**TASK PROMPT**
Take the lines from the beginning of the material through the line containing "family=['Noto Sans CJK" and retype them exactly, leaving the pictures out.
--- Start ---
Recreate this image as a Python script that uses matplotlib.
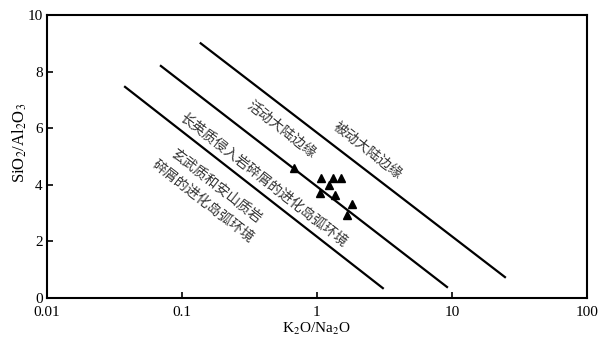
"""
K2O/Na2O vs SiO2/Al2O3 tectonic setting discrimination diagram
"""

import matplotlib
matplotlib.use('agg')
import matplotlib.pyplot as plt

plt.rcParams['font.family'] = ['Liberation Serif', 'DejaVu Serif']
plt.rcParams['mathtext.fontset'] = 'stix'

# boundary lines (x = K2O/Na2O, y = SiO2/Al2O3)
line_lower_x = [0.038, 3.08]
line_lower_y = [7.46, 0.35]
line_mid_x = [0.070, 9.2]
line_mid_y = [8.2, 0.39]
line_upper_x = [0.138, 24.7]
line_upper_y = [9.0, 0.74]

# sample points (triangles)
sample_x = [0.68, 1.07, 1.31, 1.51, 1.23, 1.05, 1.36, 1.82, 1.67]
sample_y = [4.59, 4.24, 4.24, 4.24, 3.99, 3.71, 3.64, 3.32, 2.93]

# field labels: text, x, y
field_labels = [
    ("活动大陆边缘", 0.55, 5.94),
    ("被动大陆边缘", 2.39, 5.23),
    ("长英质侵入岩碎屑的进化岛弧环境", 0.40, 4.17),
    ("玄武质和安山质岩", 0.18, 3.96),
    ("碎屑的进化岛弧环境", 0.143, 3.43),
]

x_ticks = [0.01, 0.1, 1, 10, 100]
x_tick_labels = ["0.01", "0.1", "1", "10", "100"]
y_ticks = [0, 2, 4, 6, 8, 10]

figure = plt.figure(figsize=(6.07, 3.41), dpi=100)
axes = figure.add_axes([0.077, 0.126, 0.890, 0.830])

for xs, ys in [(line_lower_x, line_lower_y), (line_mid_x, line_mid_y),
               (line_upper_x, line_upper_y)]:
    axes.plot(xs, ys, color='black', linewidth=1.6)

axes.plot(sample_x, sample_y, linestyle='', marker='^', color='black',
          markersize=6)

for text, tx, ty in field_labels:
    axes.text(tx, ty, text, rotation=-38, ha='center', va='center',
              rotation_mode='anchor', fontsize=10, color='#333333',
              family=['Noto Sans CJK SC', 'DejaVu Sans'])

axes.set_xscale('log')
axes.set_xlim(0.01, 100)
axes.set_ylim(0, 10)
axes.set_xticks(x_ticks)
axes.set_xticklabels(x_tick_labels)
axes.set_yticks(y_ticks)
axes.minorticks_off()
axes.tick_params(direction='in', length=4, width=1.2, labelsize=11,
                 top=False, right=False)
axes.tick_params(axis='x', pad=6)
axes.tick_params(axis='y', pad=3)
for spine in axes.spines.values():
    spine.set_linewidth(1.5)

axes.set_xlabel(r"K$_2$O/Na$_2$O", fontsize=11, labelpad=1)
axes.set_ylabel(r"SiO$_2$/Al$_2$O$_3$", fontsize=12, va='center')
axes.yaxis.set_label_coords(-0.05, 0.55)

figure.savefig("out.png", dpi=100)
--- End ---
**TASK RESPONSE**
Recreate this image as a Python script that uses matplotlib.
"""
K2O/Na2O vs SiO2/Al2O3 tectonic setting discrimination diagram
"""

import matplotlib
matplotlib.use('agg')
import matplotlib.pyplot as plt

plt.rcParams['font.family'] = ['Liberation Serif', 'DejaVu Serif']
plt.rcParams['mathtext.fontset'] = 'stix'

# boundary lines (x = K2O/Na2O, y = SiO2/Al2O3)
line_lower_x = [0.038, 3.08]
line_lower_y = [7.46, 0.35]
line_mid_x = [0.070, 9.2]
line_mid_y = [8.2, 0.39]
line_upper_x = [0.138, 24.7]
line_upper_y = [9.0, 0.74]

# sample points (triangles)
sample_x = [0.68, 1.07, 1.31, 1.51, 1.23, 1.05, 1.36, 1.82, 1.67]
sample_y = [4.59, 4.24, 4.24, 4.24, 3.99, 3.71, 3.64, 3.32, 2.93]

# field labels: text, x, y
field_labels = [
    ("活动大陆边缘", 0.55, 5.94),
    ("被动大陆边缘", 2.39, 5.23),
    ("长英质侵入岩碎屑的进化岛弧环境", 0.40, 4.17),
    ("玄武质和安山质岩", 0.18, 3.96),
    ("碎屑的进化岛弧环境", 0.143, 3.43),
]

x_ticks = [0.01, 0.1, 1, 10, 100]
x_tick_labels = ["0.01", "0.1", "1", "10", "100"]
y_ticks = [0, 2, 4, 6, 8, 10]

figure = plt.figure(figsize=(6.07, 3.41), dpi=100)
axes = figure.add_axes([0.077, 0.126, 0.890, 0.830])

for xs, ys in [(line_lower_x, line_lower_y), (line_mid_x, line_mid_y),
               (line_upper_x, line_upper_y)]:
    axes.plot(xs, ys, color='black', linewidth=1.6)

axes.plot(sample_x, sample_y, linestyle='', marker='^', color='black',
          markersize=6)

for text, tx, ty in field_labels:
    axes.text(tx, ty, text, rotation=-38, ha='center', va='center',
              rotation_mode='anchor', fontsize=10, color='#333333',
              family=['Noto Sans CJK SC', 'DejaVu Sans'])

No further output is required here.